According to the Seattle Times, delays, product shortages and rising costs continue to bedevil businesses large and small. And consumers are confronted with an experience once rare in modern times: no stock available, and no idea when it will come in.
In the face of an enduring shortage of computer chips, Toyota this month announced that it would slash its global production of cars by 40%. Factories around the world are limiting operations — despite powerful demand for their wares — because they cannot buy metal parts, plastics, and other raw materials. Construction companies are paying more for paint, lumber, and hardware while waiting weeks and sometimes months to receive what they need. –Seattle Times
“There is a genuine uncertainty here,” said Adam S. Posen, a former member of the Bank of England’s (so a banking cartel member) monetary policy committee and now the president of the Peterson Institute for International Economics in Washington. Normalcy might be “another year or two” away, he added. Considering this is a central banker making these comments, we should take this as a threat. They are not out to help anyone.
Global shipping prices spiked beginning back in March of this year, and as many goods became scarce, the finite economic law of supply and demand took hold. There are more fiat dollars chasing fewer goods. It isn’t difficult to figure out what happened. Consumers in the United States and other wealthy countries had taken pandemic lockdowns as the impetus to add gaming consoles and exercise bikes to their homes, swamping the shipping industry with cargo, and exhausting the supplies of many components.

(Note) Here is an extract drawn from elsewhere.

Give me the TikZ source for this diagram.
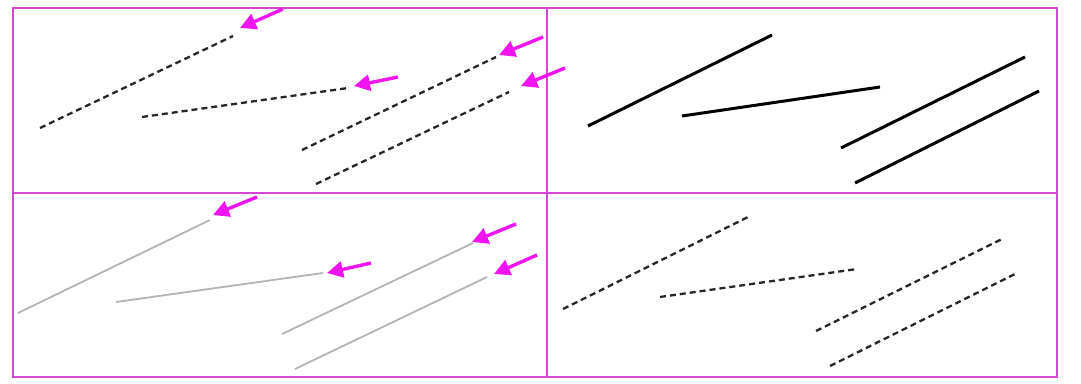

After a few months, many assumed, factories would catch up with demand, and ships would work through the backlog.
Obviously, that isn’t going to happen.
“There is no end in sight,” said Alan Holland, chief executive of Keelvar, a company based in Cork, Ireland, that makes software used to manage supply chains. “Everybody should be assuming we are going to have an extended period of disruptions.”
Prepare and keep preparing. Prices will not go down and the supply chains will remain destroyed for the foreseeable future. It won’t take much at this point to have empty grocery stores across this entire country.